*** AVAILABLE DATA

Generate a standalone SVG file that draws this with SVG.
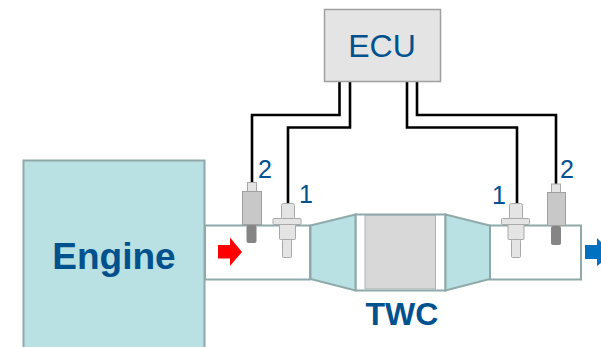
<svg xmlns="http://www.w3.org/2000/svg" width="601" height="347" viewBox="0 0 601 347">
<style>
.t{fill:#00528f;font-family:"Liberation Sans",Arial,sans-serif}
.w{fill:none;stroke:#000;stroke-width:2.6}
.p{fill:#fff;stroke:#8fa9aa;stroke-width:2}
.c{fill:#b9e0e2;stroke:#8fa9aa;stroke-width:2}
.a{fill:#e4e4e4;stroke:#a9a9a9;stroke-width:1}
.b{fill:#c8c8c8;stroke:#a0a0a0;stroke-width:1}
</style>
<rect width="601" height="347" fill="#fff"/>
<g id="pipe-left"><rect class="p" x="205" y="225.500" width="105" height="54"/></g>
<g id="pipe-right"><rect class="p" x="490" y="225.500" width="91" height="54"/></g>
<g id="twc">
<rect class="p" x="355.500" y="214.500" width="90" height="76"/>
<rect x="365" y="215.500" width="70.500" height="73.500" fill="#d8d8d8" stroke="#a9b5b5"/>
<path class="c" d="M310.500 225.500L355.500 214.500V290.500L310.500 279Z"/>
<path class="c" d="M445.500 214.500L490 225.500V279L445.500 290.500Z"/>
<text x="402" y="325" text-anchor="middle" class="t" font-size="32" font-weight="bold">TWC</text>
</g>
<g id="engine">
<rect x="23.500" y="160.500" width="181" height="190" fill="#b9e0e2" stroke="#8fa9aa" stroke-width="2"/>
<text x="114" y="269" text-anchor="middle" class="t" font-size="37" font-weight="bold">Engine</text>
</g>
<g id="connectors">
<path class="w" d="M339.500 81V115H252V184"/>
<path class="w" d="M350 81V127.500H288V205"/>
<path class="w" d="M407 81V127.500H517V205"/>
<path class="w" d="M417 81V115H556V184"/>
</g>
<g id="ecu">
<rect x="324.500" y="9.500" width="116" height="72" fill="#e4e4e4" stroke="#a0a0a0" stroke-width="1.500"/>
<text x="382" y="57" text-anchor="middle" class="t" font-size="32">ECU</text>
</g>
<g id="sensor-left-2">
<rect x="247.500" y="182.500" width="9" height="9" class="a"/>
<rect x="242.500" y="191.500" width="19" height="33" class="b"/>
<rect x="246.500" y="225" width="10" height="18" rx="2" fill="#858585"/>
<text x="265" y="178" class="t" font-size="25" text-anchor="middle">2</text>
</g>
<g id="sensor-left-1">
<rect x="281.500" y="203.500" width="13" height="16" rx="2" class="a"/>
<rect x="273" y="218.500" width="28" height="6" rx="1" class="a"/>
<rect x="279.500" y="224.500" width="16" height="15" rx="1" class="a"/>
<rect x="282.500" y="239.500" width="9" height="18" rx="1" class="a"/>
<text x="306" y="203" class="t" font-size="25" text-anchor="middle">1</text>
</g>
<g id="sensor-right-1">
<rect x="509.500" y="203.500" width="13" height="16" rx="2" class="a"/>
<rect x="501.500" y="218.500" width="28" height="6" rx="1" class="a"/>
<rect x="508" y="224.500" width="16" height="15" rx="1" class="a"/>
<rect x="511.500" y="239.500" width="9" height="18" rx="1" class="a"/>
<text x="499" y="204" class="t" font-size="25" text-anchor="middle">1</text>
</g>
<g id="sensor-right-2">
<rect x="551.500" y="184" width="9" height="9" class="a"/>
<rect x="547.500" y="192.500" width="18" height="33" class="b"/>
<rect x="551" y="226" width="10" height="19" rx="2" fill="#858585"/>
<text x="567" y="178" class="t" font-size="25" text-anchor="middle">2</text>
</g>
<g id="flow-in"><path d="M218 245H230V237.500L242 252L230 266V258.500H218Z" fill="#f00"/></g>
<g id="flow-out"><path d="M585 245H597V238L601 242V263L597 266V259H585Z" fill="#0070c0"/></g>
</svg>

******

== PROBLEM STATEMENT ==
Quote everything in the listing above exactly; pictures are the only thing to omit.

== SOLUTION TO THIS EXERCISE ==
Generate a standalone SVG file that draws this with SVG.
<svg xmlns="http://www.w3.org/2000/svg" width="601" height="347" viewBox="0 0 601 347">
<style>
.t{fill:#00528f;font-family:"Liberation Sans",Arial,sans-serif}
.w{fill:none;stroke:#000;stroke-width:2.6}
.p{fill:#fff;stroke:#8fa9aa;stroke-width:2}
.c{fill:#b9e0e2;stroke:#8fa9aa;stroke-width:2}
.a{fill:#e4e4e4;stroke:#a9a9a9;stroke-width:1}
.b{fill:#c8c8c8;stroke:#a0a0a0;stroke-width:1}
</style>
<rect width="601" height="347" fill="#fff"/>
<g id="pipe-left"><rect class="p" x="205" y="225.500" width="105" height="54"/></g>
<g id="pipe-right"><rect class="p" x="490" y="225.500" width="91" height="54"/></g>
<g id="twc">
<rect class="p" x="355.500" y="214.500" width="90" height="76"/>
<rect x="365" y="215.500" width="70.500" height="73.500" fill="#d8d8d8" stroke="#a9b5b5"/>
<path class="c" d="M310.500 225.500L355.500 214.500V290.500L310.500 279Z"/>
<path class="c" d="M445.500 214.500L490 225.500V279L445.500 290.500Z"/>
<text x="402" y="325" text-anchor="middle" class="t" font-size="32" font-weight="bold">TWC</text>
</g>
<g id="engine">
<rect x="23.500" y="160.500" width="181" height="190" fill="#b9e0e2" stroke="#8fa9aa" stroke-width="2"/>
<text x="114" y="269" text-anchor="middle" class="t" font-size="37" font-weight="bold">Engine</text>
</g>
<g id="connectors">
<path class="w" d="M339.500 81V115H252V184"/>
<path class="w" d="M350 81V127.500H288V205"/>
<path class="w" d="M407 81V127.500H517V205"/>
<path class="w" d="M417 81V115H556V184"/>
</g>
<g id="ecu">
<rect x="324.500" y="9.500" width="116" height="72" fill="#e4e4e4" stroke="#a0a0a0" stroke-width="1.500"/>
<text x="382" y="57" text-anchor="middle" class="t" font-size="32">ECU</text>
</g>
<g id="sensor-left-2">
<rect x="247.500" y="182.500" width="9" height="9" class="a"/>
<rect x="242.500" y="191.500" width="19" height="33" class="b"/>
<rect x="246.500" y="225" width="10" height="18" rx="2" fill="#858585"/>
<text x="265" y="178" class="t" font-size="25" text-anchor="middle">2</text>
</g>
<g id="sensor-left-1">
<rect x="281.500" y="203.500" width="13" height="16" rx="2" class="a"/>
<rect x="273" y="218.500" width="28" height="6" rx="1" class="a"/>
<rect x="279.500" y="224.500" width="16" height="15" rx="1" class="a"/>
<rect x="282.500" y="239.500" width="9" height="18" rx="1" class="a"/>
<text x="306" y="203" class="t" font-size="25" text-anchor="middle">1</text>
</g>
<g id="sensor-right-1">
<rect x="509.500" y="203.500" width="13" height="16" rx="2" class="a"/>
<rect x="501.500" y="218.500" width="28" height="6" rx="1" class="a"/>
<rect x="508" y="224.500" width="16" height="15" rx="1" class="a"/>
<rect x="511.500" y="239.500" width="9" height="18" rx="1" class="a"/>
<text x="499" y="204" class="t" font-size="25" text-anchor="middle">1</text>
</g>
<g id="sensor-right-2">
<rect x="551.500" y="184" width="9" height="9" class="a"/>
<rect x="547.500" y="192.500" width="18" height="33" class="b"/>
<rect x="551" y="226" width="10" height="19" rx="2" fill="#858585"/>
<text x="567" y="178" class="t" font-size="25" text-anchor="middle">2</text>
</g>
<g id="flow-in"><path d="M218 245H230V237.500L242 252L230 266V258.500H218Z" fill="#f00"/></g>
<g id="flow-out"><path d="M585 245H597V238L601 242V263L597 266V259H585Z" fill="#0070c0"/></g>
</svg>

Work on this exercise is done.